Au sein même du pouvoir, on perçoit la rue avec inquiétude, surtout au moment du lancement d'un nouveau volet de réformes économiques, forcément impopulaires. Cet été, l'Egypte va connaître une hausse générale des tarifs de l'énergie. Eau, gaz, essence, électricité, tout va augmenter, parfois jusqu'à 60 %, entraînant une hausse des prix des produits de première nécessité. Ahmed Khadri, 32 ans, est professeur d'histoire. «A cause de décisions économiques douloureuses, le régime est de plus en plus impopulaire, observe-t-il.

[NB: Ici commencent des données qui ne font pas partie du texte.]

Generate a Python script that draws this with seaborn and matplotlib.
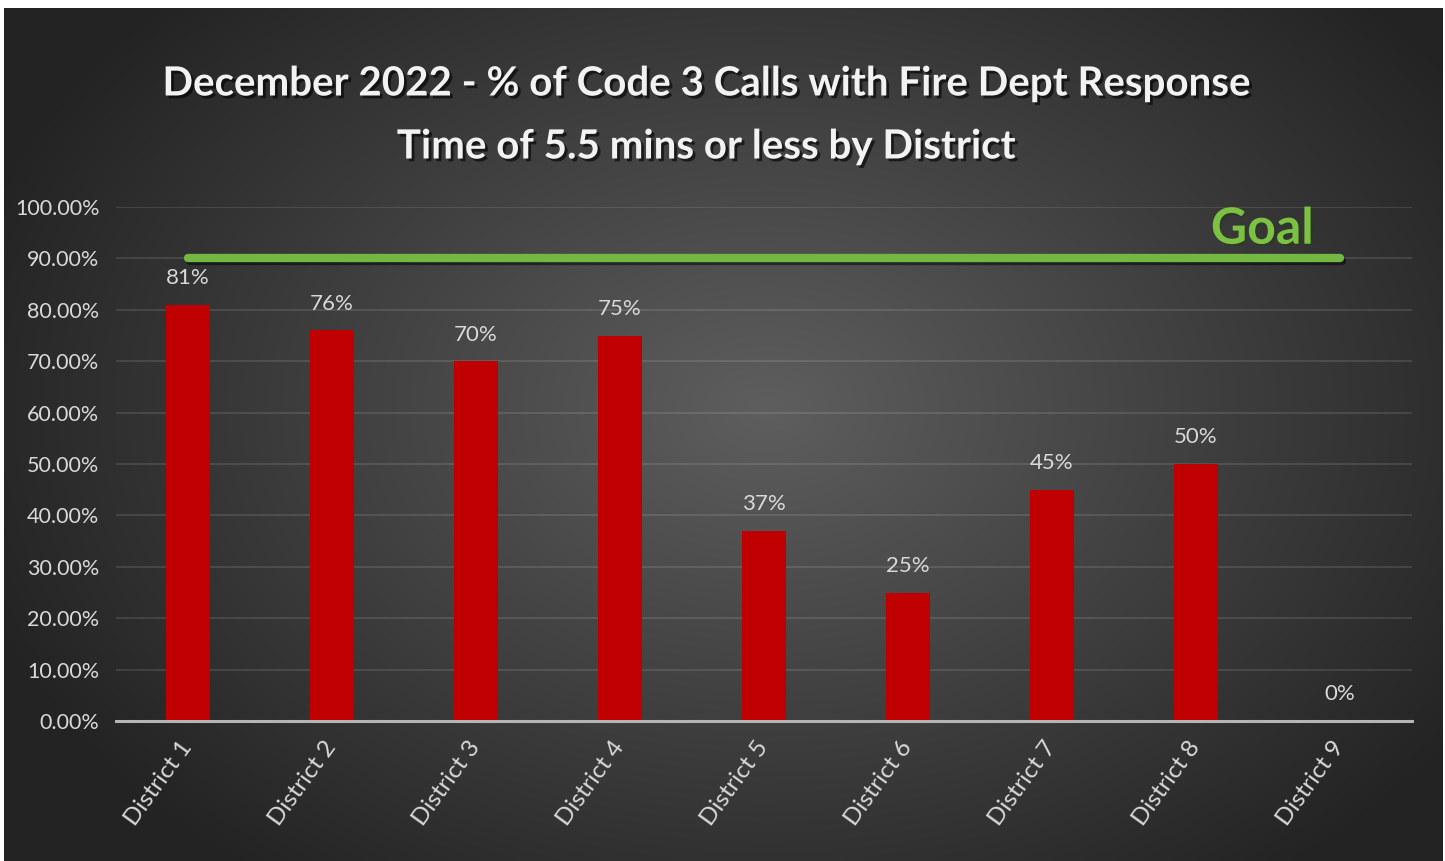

Il arrête donc à tout bout de champ pour que la rue reste vide, pour que la colère se retrouve sans chef d'orchestre, contrairement à 2011. Pour qu'elle soit comme une montagne de glace dont on ne peut rien faire, qu'on ne peut pas modeler. Cette stratégie violente pour disperser et réduire les symboles de l'opposition vise en fait à prendre le contrôle définitif de la rue.»
De leur côté, les prorégime, comme Shaima Sayed, fonctionnaire, scandent une même litanie : «Il s'agit d'activistes payés par l'étranger. Le gouvernement doit les enfermer car ils nuisent à l'image du pays. Ils travaillent pour des associations étrangères qui en veulent à l'Egypte, qui veulent détruire le pays. Et une fois arrêtés, ils sont bien traités dans nos prisons, alors de quoi se plaignent-ils ? Ces activistes tentent d'exploiter la crise actuelle. Moi aussi, je souffre de la hausse des prix, mais je sais que c'est nécessaire, qu'il faut réformer notre pays, même au prix de lourds sacrifices.» Selon un récent rapport de Human Rights Watch, qualifié de «mensonger» par les autorités égyptiennes, la torture dans les prisons, où croupiraient près de 60 000 opposants, serait généralisée.
Plus d'un mois après son arrestation, Amal Fathy vient d'être relâchée contre une caution de 500 euros. Mais Mohamed Lotfy, son mari, reste inquiet : «Le procureur a fait appel de cette libération. Nous allons savoir très vite si elle doit retourner en prison jusqu'à son procès. Et puis, il y a la deuxième accusation, celle pour lien avec un groupe terroriste, la plus grave. Nous sommes loin d'en voir le bout. Et en attendant, la santé d'Amal décline.» Selon lui, ce qui pourrait bien gêner les autorités, hormis l'aide précieuse que son association apporte aux familles du millier de disparus depuis 2015, c'est le fait que deux avocats d'ECRF représentent la famille Regeni en Egypte. Jeune chercheur italien de 28 ans, Giulio Regeni a été enlevé puis sauvagement assassiné au Caire, début 2016. Enquête bâclée, forces de sécurité montrées du doigt, crise diplomatique entre l'Italie et l'Egypte… deux ans après, l'affaire n'est toujours pas résolue. «Nous avons fourni deux de nos avocats à Paola Regeni, la mère du jeune chercheur, qui croit fermement en une implication de l'Etat dans la mort de son fils. Notre bureau a d'ailleurs subi un raid à cause de cette affaire. Depuis, on ne cesse de nous mettre des bâtons dans les roues», explique Mohamed Lotfy. «Le régime a atteint un niveau supérieur dans l'intimidation : il s'attaque désormais à nos familles. La presse officielle nous traîne dans la boue, nous accusant de comploter contre le pays. Mon propriétaire m'a demandé de partir quand tout sera réglé. Et nos voisins n'osent plus me parler.»
De son côté, le Pr Ammar Ali Hassan affirme que «le président Al-Sissi dirige ce pays comme un militaire qui exige que tout le monde marche en rangs serrés derrière lui. Toute parole dissidente, toute opposition est immédiatement perçue comme une atteinte à l'unité nationale. Sa conception du pays est simple : celui qui est avec moi est un ami, celui qui est contre moi est un ennemi de l'Egypte qu'il faut abattre. Le peuple est pris en otage et se trouve désormais recroquevillé sur sa solitude et sa peur».